Hell, he knew why he felt guilty. You still accomplished both those things. Hurt and humiliation.
He rubbed the back of his neck, arms aching, shoulders aching. He had held back his own pleasure again and again, determined to give her as much as he could. To bind her to him. He had thought she was with him every step of the way, but this morning she had made it sound like she hated herself for giving in to him.
That she looked down on herself for it.
When she talked of their six months, she made it sound like she couldn’t wait for it to be over.
The door behind him clicked and he turned, ready for confrontation, fueled with Calli’s dented self-esteem.
“Measuring the windows for new drapes?” Edward asked.
“You know me so well.” Stavros went to the wet bar to pour the coffee Edward’s assistant had started when she’d let him in.
“Long way to go for a wife,” Edward said as Stavros brought the coffee over and took the chair in front of the desk.

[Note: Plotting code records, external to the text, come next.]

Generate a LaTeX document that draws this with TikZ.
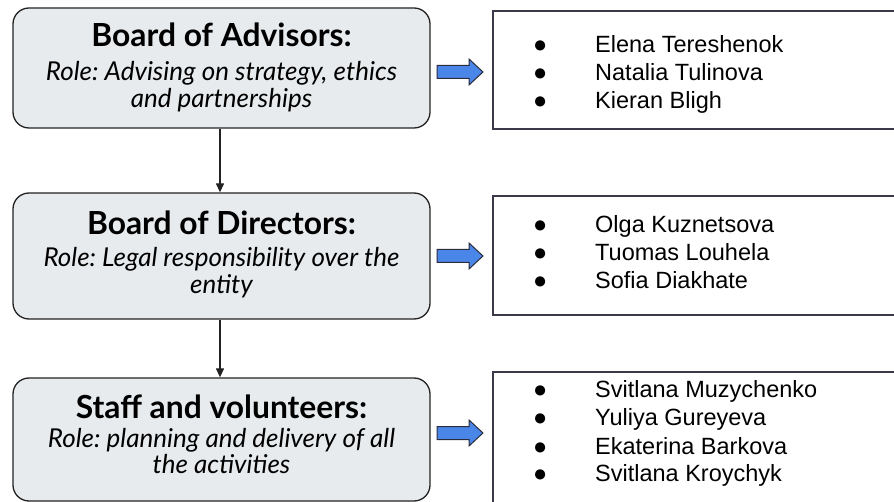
\documentclass[tikz,border=0pt]{standalone}
\usepackage{fontspec}
\setmainfont{Liberation Sans}
\newfontfamily\lato{Lato}
\usetikzlibrary{arrows.meta}
\definecolor{boxfill}{HTML}{E8EBED}
\definecolor{boxline}{HTML}{222222}
\definecolor{listline}{HTML}{3A3A4A}
\definecolor{arrblue}{HTML}{4A86E8}
\definecolor{arrline}{HTML}{2B2B3B}
\newcommand\bul{\makebox[62pt][l]{●}}
\frenchspacing
\begin{document}
\begin{tikzpicture}[x=1pt,y=-1pt,
  leftbox/.style={draw=boxline, line width=1.3pt, fill=boxfill, rounded corners=16pt,
    minimum width=417pt, inner sep=0pt},
  listbox/.style={draw=listline, line width=1.5pt, fill=white, minimum width=417pt, inner sep=0pt},
  titlet/.style={font=\lato\bfseries\fontsize{31.8pt}{36pt}\selectfont, inner sep=0pt, anchor=base},
  rolet/.style={font=\lato\itshape\fontsize{26pt}{25.5pt}\selectfont\frenchspacing, inner sep=0pt, anchor=base},
  listt/.style={font=\fontsize{23.5pt}{27.7pt}\selectfont, inner sep=0pt, anchor=base west},
  varrow/.style={draw=boxline, line width=1.3pt, -{Triangle[length=9pt,width=8pt]}},
  barrowsty/.style={draw=arrline, line width=1pt, fill=arrblue, line join=miter},
  pics/barrow/.style={code={\draw[barrowsty] (0,-6.5) -- (32,-6.5) -- (32,-13) -- (46,0) -- (32,13) -- (32,6.5) -- (0,6.5) -- cycle;}}
]
\useasboundingbox (0,0) rectangle (894,502);
\clip (0,0) rectangle (894,502);

% left boxes
\node[leftbox, minimum height=120pt] (b1) at (221.5,68) {};
\node[leftbox, minimum height=126pt] (b2) at (221.5,256) {};
\node[leftbox, minimum height=123pt] (b3) at (221.5,439.5) {};

\node[titlet] (t1) at (221.5,47) {Board of Advisors:};
\node[rolet] (r1) at (221.5,81) {\begin{tabular}[t]{@{}c@{}}Role: Advising on strategy, ethics\\ and partnerships\end{tabular}};
\node[titlet] (t2) at (221.5,235) {Board of Directors:};
\node[rolet] (r2) at (221.5,267) {\begin{tabular}[t]{@{}c@{}}Role: Legal responsibility over the\\ entity\end{tabular}};
\node[titlet] (t3) at (221.5,418) {Staff and volunteers:};
\node[rolet] (r3) at (221.5,447) {\begin{tabular}[t]{@{}c@{}}Role: planning and delivery of all\\ the activities\end{tabular}};

% vertical connectors
\draw[varrow] ([xshift=-1.5pt]b1.south) -- ([xshift=-1.5pt]b2.north);
\draw[varrow] ([xshift=-1.5pt]b2.south) -- ([xshift=-1.5pt]b3.north);

% right boxes
\node[listbox, minimum height=118pt] (l1) at (701.5,70) {};
\node[listbox, minimum height=119pt] (l2) at (701.5,255.5) {};
\node[listbox, minimum height=148pt] (l3) at (701.5,446) {};

\node[listt] (n1) at (533,53) {\begin{tabular}[t]{@{}l@{}}\bul Elena Tereshenok\\ \bul Natalia Tulinova\\ \bul Kieran Bligh\end{tabular}};
\node[listt] (n2) at (533,233) {\begin{tabular}[t]{@{}l@{}}\bul Olga Kuznetsova\\ \bul Tuomas Louhela\\ \bul Sofia Diakhate\end{tabular}};
\node[listt, font=\fontsize{23.5pt}{28pt}\selectfont] (n3) at (533,398) {\begin{tabular}[t]{@{}l@{}}\bul Svitlana Muzychenko\\ \bul Yuliya Gureyeva\\ \bul Ekaterina Barkova\\ \bul Svitlana Kroychyk\end{tabular}};

% blue arrows
\pic at (437,72) {barrow};
\pic at (437,256) {barrow};
\pic at (437,433) {barrow};
\end{tikzpicture}
\end{document}
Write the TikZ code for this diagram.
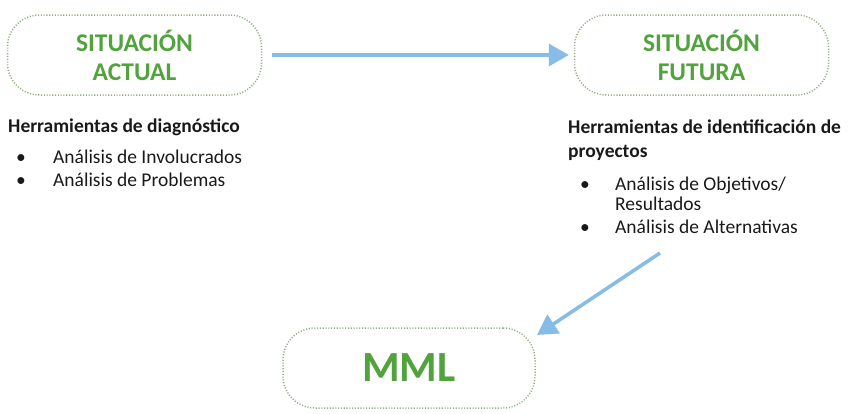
\documentclass[tikz,border=0pt]{standalone}
\usepackage{fontspec}
\setmainfont{Carlito}
\usetikzlibrary{arrows.meta}
\definecolor{sitgreen}{RGB}{82,162,62}
\definecolor{sitborder}{RGB}{145,175,135}
\definecolor{flowblue}{RGB}{135,188,230}
\definecolor{txtgray}{RGB}{25,25,25}

\begin{document}
\begin{tikzpicture}[x=1pt, y=-1pt,
    sit/.style={draw=sitborder, dash pattern=on 1.1pt off 1.7pt, line width=1.5pt, rounded corners=32pt,
        minimum width=254pt, minimum height=80pt, align=center,
        text=sitgreen, font=\fontsize{25.5}{29}\selectfont\bfseries},
    head/.style={anchor=base west, text=txtgray, align=left, inner sep=0pt,
        font=\fontsize{19.5}{24}\selectfont\bfseries},
    itm/.style={anchor=base west, text=txtgray, align=left, inner sep=0pt,
        font=\fontsize{19.5}{20}\selectfont},
    flow/.style={draw=flowblue, line width=3.5pt, -{Triangle[length=20pt, width=22pt]}}]
    \useasboundingbox (0,0) rectangle (850,413);
    \node[sit] (actual) at (134.5,55) {SITUACIÓN\\ACTUAL};
    \node[sit] (futura) at (701.5,55) {SITUACIÓN\\FUTURA};
    \node[sit, minimum width=252pt, font=\fontsize{43}{50}\selectfont\bfseries] (mml) at (409,368) {MML};
    \coordinate (f0) at (660,253);
    \coordinate (f1) at (537,335);
    \draw[flow] (actual.east) ++(10pt,0) -- ([xshift=-5pt]futura.west);
    \draw[flow] (f0) -- (f1);
    \node[head] (diag) at (8,132) {Herramientas de diagnóstico};
    \node[itm] (inv) at (16,163) {\makebox[37pt][l]{\textbullet}Análisis de Involucrados};
    \node[itm] (prob) at (16,186) {\makebox[37pt][l]{\textbullet}Análisis de Problemas};
    \node[head] (ident) at (568,157) {Herramientas de identificación de\\proyectos};
    \node[itm] (obj) at (580,210) {\makebox[35pt][l]{\textbullet}Análisis de Objetivos/\\\hspace*{35pt}Resultados};
    \node[itm] (alt) at (580,233) {\makebox[35pt][l]{\textbullet}Análisis de Alternativas};
\end{tikzpicture}
\end{document}
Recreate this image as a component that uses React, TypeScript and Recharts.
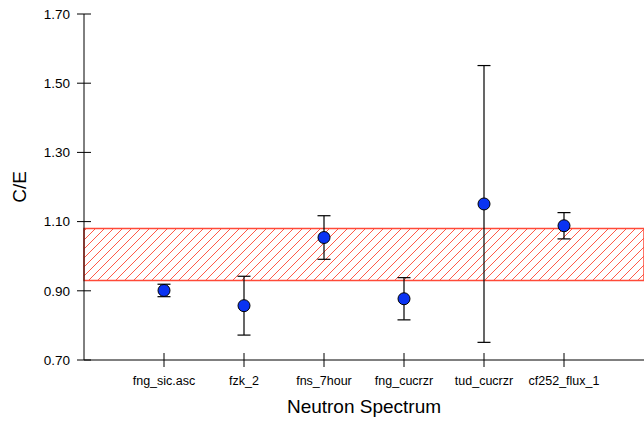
import React from 'react';
import { ComposedChart, Scatter, ErrorBar, XAxis, YAxis, ReferenceArea } from 'recharts';

const categories = ['fng_sic.asc', 'fzk_2', 'fns_7hour', 'fng_cucrzr', 'tud_cucrzr', 'cf252_flux_1'];
const ceValues = [0.901, 0.857, 1.054, 0.877, 1.151, 1.088];
const ceErrors = [0.018, 0.085, 0.063, 0.061, 0.4, 0.038];
const yTicks = [0.7, 0.9, 1.1, 1.3, 1.5, 1.7];
const bandLow = 0.93;
const bandHigh = 1.08;

const data = categories.map((name, i) => ({
  x: i + 1,
  name,
  ce: ceValues[i],
  err: ceErrors[i],
}));

const FONT = '"Liberation Sans", Arial, Helvetica, sans-serif';
const TICK = 7;
const X_MARGIN = 9;
const Y_MARGIN = 7;

const XTick = (props: any) => {
  const { x, y, payload } = props;
  const axisY = y - TICK - X_MARGIN;
  return (
    <g>
      <line x1={x} x2={x} y1={axisY - TICK} y2={axisY + TICK} stroke="#000" strokeWidth={1} />
      <text x={x} y={y} dy="0.71em" textAnchor="middle" fontSize={12.5} fontFamily={FONT} fill="#000">
        {categories[payload.value - 1]}
      </text>
    </g>
  );
};

const YTick = (props: any) => {
  const { x, y, payload } = props;
  const axisX = x + TICK + Y_MARGIN;
  return (
    <g>
      <line x1={axisX - TICK} x2={axisX + TICK} y1={y} y2={y} stroke="#000" strokeWidth={1} />
      <text x={x} y={y} dy="0.355em" textAnchor="end" fontSize={13.5} fontFamily={FONT} fill="#000">
        {payload.value.toFixed(2)}
      </text>
    </g>
  );
};

const Dot = (props: any) => (
  <circle cx={props.cx} cy={props.cy} r={6} fill="#0a33f2" stroke="#000" strokeWidth={1} />
);

export default function App() {
  return (
    <div style={{ position: 'absolute', left: 0, top: 0, background: '#fff' }}>
      <ComposedChart width={644} height={423} data={data} margin={{ top: 14, right: 0, bottom: 0, left: 0 }}>
        <defs>
          <pattern id="hatch" patternUnits="userSpaceOnUse" width={9} height={9}>
            <path d="M0,9 L9,0 M-1,1 L1,-1 M8,10 L10,8" stroke="#ff5a48" strokeWidth={1} />
          </pattern>
        </defs>
        <ReferenceArea
          y1={bandLow}
          y2={bandHigh}
          fill="url(#hatch)"
          fillOpacity={1}
          stroke="#ff4a38"
          strokeWidth={1.5}
          ifOverflow="extendDomain"
        />
        <XAxis
          type="number"
          dataKey="x"
          domain={[0, 7]}
          ticks={[1, 2, 3, 4, 5, 6]}
          height={63}
          stroke="#000"
          tickLine={false}
          tickSize={TICK}
          tickMargin={X_MARGIN}
          tick={XTick}
          interval={0}
          label={{ value: 'Neutron Spectrum', position: 'insideBottom', offset: 10, fontSize: 19, fontFamily: FONT, fill: '#000' }}
        />
        <YAxis
          type="number"
          domain={[0.7, 1.7]}
          ticks={yTicks}
          width={84}
          stroke="#000"
          tickLine={false}
          tickSize={TICK}
          tickMargin={Y_MARGIN}
          tick={YTick}
          interval={0}
          label={{
            content: (p: any) => {
              const vb = p.viewBox || { x: 0, y: 14, width: 84, height: 346 };
              const cx = vb.x + 19;
              const cy = vb.y + vb.height / 2;
              return (
                <text x={cx} y={cy} dy="0.355em" textAnchor="middle" fontSize={19} fontFamily={FONT} fill="#000" transform={`rotate(-90 ${cx} ${cy})`}>
                  C/E
                </text>
              );
            },
          }}
        />
        <Scatter dataKey="ce" isAnimationActive={false} shape={Dot}>
          <ErrorBar dataKey="err" direction="y" width={6.5} stroke="#000" strokeWidth={1.2} />
        </Scatter>
      </ComposedChart>
    </div>
  );
}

“I was there on a dare. Sebastien bet me I couldn’t go two weeks without my credit cards. A trial run of living without my fortune, if you will. Disinherit away. I’ll survive.”
“That’s a bluff,” Edward said confidently, adding under his breath, “Sebastien. When are you going to grow up and quit risking your life at whatever that man suggests?”
“Today,” Stavros said, deeply facetious. “I’m married now and ready to take the Dýnami reins.”
“Who is she?” Edward sipped his coffee.